Class: KMeans

eclairjs/mllib/clustering.KMeans

new KMeans()

Constructs a KMeans instance with default parameters: {k: 2, maxIterations: 20, runs: 1, initializationMode: "k-means||", initializationSteps: 5, epsilon: 1e-4, seed: random}.
Source:

Methods

(static) train(data, k, maxIterations, runsopt, initializationModeopt, seedopt) → {module:eclairjs/mllib/clustering.KMeansModel}

Trains a k-means model using the given set of parameters.
Parameters:
Name Type Attributes Description
data module:eclairjs/rdd.RDD training points stored as `RDD[Vector]`
k number number of clusters
maxIterations number max number of iterations
runs number <optional>
number of parallel runs, defaults to 1. The best model is returned.
initializationMode string <optional>
initialization model, either "random" or "k-means||" (default).
seed number <optional>
random seed value for cluster initialization
Source:
Returns:
Type
module:eclairjs/mllib/clustering.KMeansModel

getEpsilon() → {Promise.<number>}

The distance threshold within which we've consider centers to have converged.
Source:
Returns:
Type
Promise.<number>

getInitializationMode() → {Promise.<string>}

The initialization algorithm.
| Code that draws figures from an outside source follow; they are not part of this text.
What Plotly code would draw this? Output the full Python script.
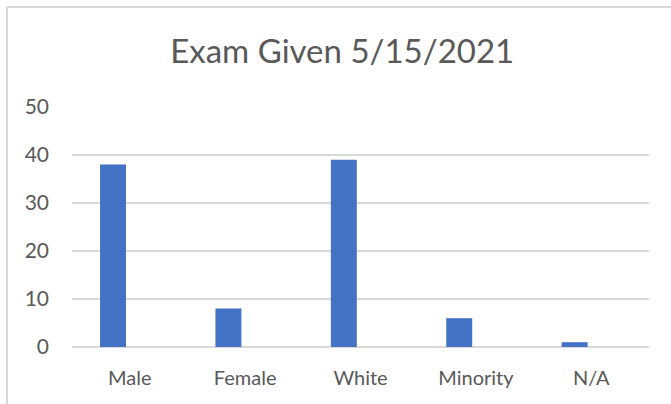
import plotly.graph_objects as go

categories = ["Male", "Female", "White", "Minority", "N/A"]
counts = [38, 8, 39, 6, 1]
y_ticks = [0, 10, 20, 30, 40, 50]
title_text = "Exam Given 5/15/2021"

FONT = "Lato"
GREY = "#595959"
GRID = "#d9d9d9"

fig = go.Figure()
fig.add_trace(go.Bar(
    x=categories, y=counts,
    marker=dict(color="#4472c4", line=dict(width=0)),
    width=0.225, offset=-0.257,
    hoverinfo="x+y",
))

fig.update_layout(
    width=671, height=404,
    margin=dict(l=72, r=22, t=107, b=57),
    paper_bgcolor="white", plot_bgcolor="white",
    font=dict(family=FONT, color=GREY, size=20),
    showlegend=False,
    title=dict(text=title_text, x=0.51, xanchor="center", y=1 - 63/404, yanchor="bottom",
               yref="container", font=dict(family=FONT, size=33, color=GREY)),
    xaxis=dict(range=[-0.5, 4.5], showgrid=False, showline=False, ticks="",
               tickfont=dict(size=20, color=GREY), ticklabelstandoff=17),
    yaxis=dict(range=[0, 50], tickvals=y_ticks, showgrid=True, gridcolor=GRID, gridwidth=1.5,
               zeroline=True, zerolinecolor=GRID, zerolinewidth=1.5, showline=False, ticks="",
               tickfont=dict(size=21, color=GREY), ticklabelstandoff=22),
    shapes=[
        dict(type="line", xref="paper", yref="paper", x0=-65/577, x1=1.1, y0=(404-57-7)/240, y1=(404-57-7)/240,
             line=dict(color=GRID, width=2)),
        dict(type="line", xref="paper", yref="paper", x0=-65/577, x1=-65/577, y0=(404-57-7)/240, y1=-0.3,
             line=dict(color=GRID, width=2)),
    ],
)

fig.write_html("out.html", config={"displayModeBar": False},
               post_script="document.body.style.margin='0';document.body.style.overflow='hidden';")
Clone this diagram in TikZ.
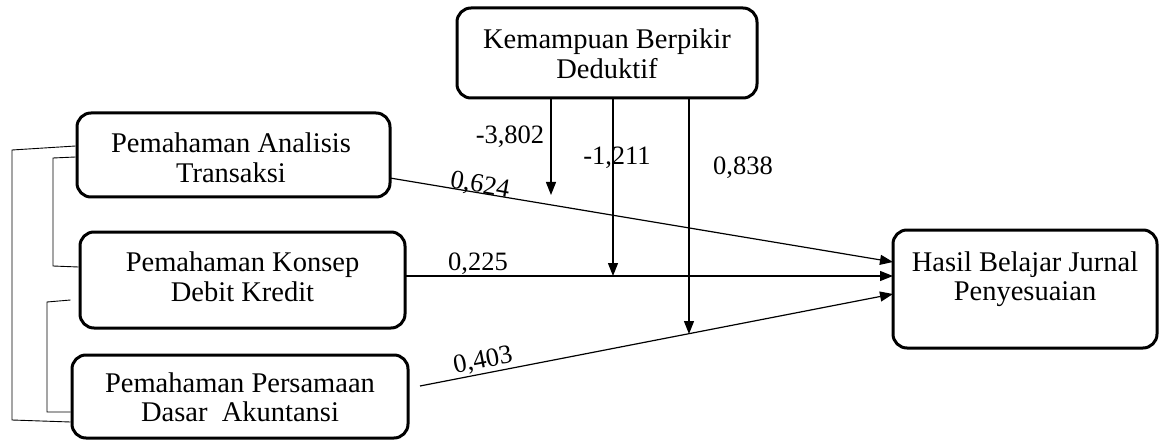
\documentclass[tikz,border=0pt]{standalone}
\usepackage{fontspec}
\setmainfont{Liberation Serif}
\usetikzlibrary{arrows.meta,calc}
\begin{document}
\begin{tikzpicture}[x=1pt,y=-1pt,
  box/.style={draw,line width=3pt,rounded corners=14pt,inner sep=0pt},
  boxtext/.style={align=center,font=\fontsize{28.5}{29.5}\selectfont,inner sep=0pt},
  conn/.style={line width=1.2pt,-{Triangle[length=13pt,width=10pt]}},
  brk/.style={line width=0.9pt},
  val/.style={font=\fontsize{26.5}{29}\selectfont,inner sep=0pt}]
\useasboundingbox (0,0) rectangle (1160,441);
% boxes
\node[box,minimum width=300pt,minimum height=90pt] (T) at (607,53) {};
\node[boxtext] (Tt) at (607,54) {Kemampuan Berpikir\\Deduktif};
\node[box,minimum width=313pt,minimum height=84pt] (A) at (233.5,155) {};
\node[boxtext] (At) at (231,158) {Pemahaman Analisis\\Transaksi};
\node[box,minimum width=325pt,minimum height=96pt] (K) at (242.5,280) {};
\node[boxtext] (Kt) at (242.5,277) {Pemahaman Konsep\\Debit Kredit};
\node[box,minimum width=336pt,minimum height=83pt] (P) at (240,396.5) {};
\node[boxtext] (Pt) at (240,397) {Pemahaman Persamaan\\Dasar\ \ Akuntansi};
\node[box,minimum width=264pt,minimum height=118pt] (H) at (1025,289) {};
\node[boxtext] (Ht) at (1025,279) {Hasil Belajar Jurnal\\Penyesuaian};
% connector end points
\coordinate (a1) at (390,178);
\coordinate (h1) at (893,262);
\coordinate (k1) at (405,276);
\coordinate (h2) at (893,276);
\coordinate (p1) at (420,386);
\coordinate (h3) at (893,294);
\coordinate (m1) at (551,195);
\coordinate (m2) at (613,276);
\coordinate (m3) at (689,334);
% main paths
\draw[conn] (a1) -- (h1);
\draw[conn] (k1) -- (h2);
\draw[conn] (p1) -- (h3);
% moderator arrows
\draw[conn] (T.south -| m1) -- (m1);
\draw[conn] (T.south -| m2) -- (m2);
\draw[conn] (T.south -| m3) -- (m3);
% correlation brackets
\draw[brk] (A.west |- 0,146) -- (12,150) -- (12,420) -- (P.west |- 0,422);
\draw[brk] (A.west |- 0,157) -- (53,158) -- (53,266) -- (K.west |- 0,267);
\draw[brk] (P.west |- 0,300) -- (47,302) -- (47,412) -- (P.west |- 0,412);
% labels
\node[val] (v1) at (510,137) {-3,802};
\node[val] (v2) at (617,158) {-1,211};
\node[val] (v3) at (743,168) {0,838};
\node[val,rotate=-10] (v4) at (480,186) {0,624};
\node[val] (v5) at (478,264) {0,225};
\node[val,rotate=11] (v6) at (483,361) {0,403};
\end{tikzpicture}
\end{document}
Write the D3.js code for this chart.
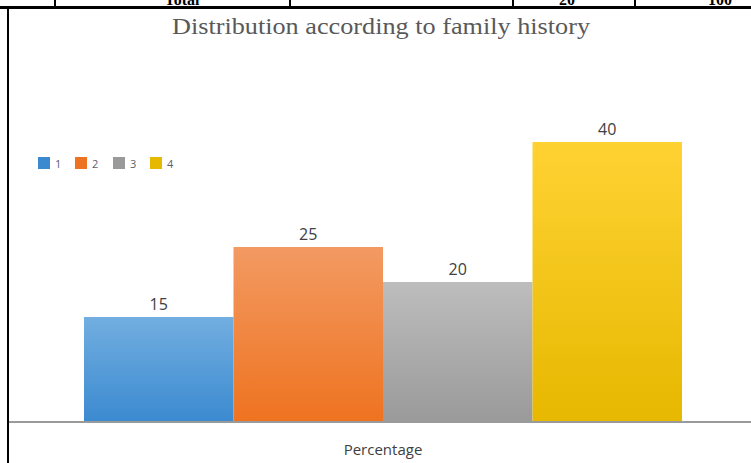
<!DOCTYPE html>
<html><head><meta charset="utf-8">
<script src="https://cdn.jsdelivr.net/npm/d3@7"></script>
<style>body{margin:0;background:#fff;}svg{display:block;}</style>
</head><body>
<svg id="c" width="751" height="463"></svg>
<script>
const categories = ["1", "2", "3", "4"];
const values = [15, 25, 20, 40];
const colorsTop = ["#72aee0", "#f39a62", "#bdbdbd", "#ffd233"];
const colorsBottom = ["#3b8ad0", "#ee7320", "#9a9a9a", "#e6b800"];
const title = "Distribution according to family history";
const xLabel = "Percentage";
const tableTexts = [{t:"Total", x:182}, {t:"20", x:567}, {t:"100", x:720}];

const svg = d3.select("#c");
const defs = svg.append("defs");
categories.forEach((c,i)=>{
  const g = defs.append("linearGradient").attr("id","g"+i).attr("x1",0).attr("y1",0).attr("x2",0).attr("y2",1);
  g.append("stop").attr("offset","0%").attr("stop-color",colorsTop[i]);
  g.append("stop").attr("offset","100%").attr("stop-color",colorsBottom[i]);
});

// table fragment at top
tableTexts.forEach(d=>svg.append("text").attr("x",d.x).attr("y",5).attr("text-anchor","middle")
  .attr("font-family","Liberation Serif").attr("font-weight","bold").attr("font-size",16).attr("fill","#000").text(d.t));
svg.append("rect").attr("x",0).attr("y",6).attr("width",751).attr("height",3).attr("fill","#000");
[55,290,513,635].forEach(x=>svg.append("rect").attr("x",x-1).attr("y",0).attr("width",2).attr("height",7).attr("fill","#000"));
svg.append("rect").attr("x",7).attr("y",8).attr("width",2).attr("height",455).attr("fill","#000");

// title
svg.append("text").attr("x",381).attr("y",34).attr("text-anchor","middle")
  .attr("font-family","Liberation Serif").attr("font-size",23).attr("fill","#595959")
  .attr("textLength",418).attr("lengthAdjust","spacingAndGlyphs").text(title);

const x = d3.scaleBand().domain(categories).range([84,682]).padding(0);
const y = d3.scaleLinear().domain([0,40]).range([422,142]);

svg.selectAll("rect.bar").data(values).join("rect").attr("class","bar")
  .attr("x",(d,i)=>x(categories[i])).attr("width",x.bandwidth())
  .attr("y",d=>y(d)).attr("height",d=>y(0)-y(d))
  .attr("fill",(d,i)=>`url(#g${i})`);

svg.selectAll("text.val").data(values).join("text").attr("class","val")
  .attr("x",(d,i)=>x(categories[i])+x.bandwidth()/2).attr("y",d=>y(d)-7)
  .attr("text-anchor","middle").attr("font-family","Open Sans").attr("font-size",16).attr("fill","#404040").text(d=>d);

// baseline
svg.append("rect").attr("x",9).attr("y",421).attr("width",742).attr("height",2).attr("fill","#9a9a9a");

svg.append("text").attr("x",383).attr("y",455).attr("text-anchor","middle")
  .attr("font-family","Open Sans").attr("font-size",15).attr("fill","#404040").text(xLabel);

// legend
const legX = [38,75,113,150];
categories.forEach((c,i)=>{
  svg.append("rect").attr("x",legX[i]).attr("y",157).attr("width",12).attr("height",12).attr("fill",colorsBottom[i]);
  svg.append("text").attr("x",legX[i]+17).attr("y",168).attr("font-family","Open Sans").attr("font-size",11).attr("fill","#5a6070").text(c);
});
</script>
</body></html>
This can be either "random" or "k-means||".
Source:
Returns:
Type
Promise.<string>

getInitializationSteps() → {Promise.<number>}

Number of steps for the k-means|| initialization mode
Source:
Returns:
Type
Promise.<number>

getK() → {Promise.<number>}

Number of clusters to create (k).
Source:
Returns:
Type
Promise.<number>

getMaxIterations() → {Promise.<number>}

Maximum number of iterations to run.
Source:
Returns:
Type
Promise.<number>

getRuns() → {Promise.<number>}

:: Experimental :: Number of runs of the algorithm to execute in parallel.
Source:
Returns:
Type
Promise.<number>

getSeed() → {Promise.<number>}

The random seed for cluster initialization.
Source:
Returns:
Type
Promise.<number>

run(data) → {module:eclairjs/mllib/clustering.KMeansModel}

Train a K-means model on the given set of points; `data` should be cached for high performance, because this is an iterative algorithm.
Parameters:
Name Type Description
data module:eclairjs/rdd.RDD
Source:
Returns:
Type
module:eclairjs/mllib/clustering.KMeansModel

setEpsilon(epsilon)

Set the distance threshold within which we've consider centers to have converged. If all centers move less than this Euclidean distance, we stop iterating one run.
Parameters:
Name Type Description
epsilon number
Source:
Returns:

setInitializationMode(initializationMode)

Set the initialization algorithm. This can be either "random" to choose random points as initial cluster centers, or "k-means||" to use a parallel variant of k-means++ (Bahmani et al., Scalable K-Means++, VLDB 2012). Default: k-means||.
Parameters:
Name Type Description
initializationMode string
Source:
Returns:

setInitializationSteps(initializationSteps)

Set the number of steps for the k-means|| initialization mode. This is an advanced setting -- the default of 5 is almost always enough. Default: 5.
Parameters:
Name Type Description
initializationSteps number
Source:
Returns:

setInitialModel(model)

Set the initial starting point, bypassing the random initialization or k-means|| The condition model.k == this.k must be met, failure results in an IllegalArgumentException.
Parameters:
Name Type Description
model module:eclairjs/mllib/clustering.KMeansModel
Source:
Returns:

setK(k)

Set the number of clusters to create (k). Default: 2.
Parameters:
Name Type Description
k number
Source:
Returns:

setMaxIterations(maxIterations)

Set maximum number of iterations to run. Default: 20.
Parameters:
Name Type Description
maxIterations number
Source:
Returns:

setRuns(runs)

:: Experimental :: Set the number of runs of the algorithm to execute in parallel. We initialize the algorithm this many times with random starting conditions (configured by the initialization mode), then return the best clustering found over any run. Default: 1.
Parameters:
Name Type Description
runs number
Source:
Returns:

setSeed(seed)

Set the random seed for cluster initialization.
Parameters:
Name Type Description
seed number
Source:
Returns: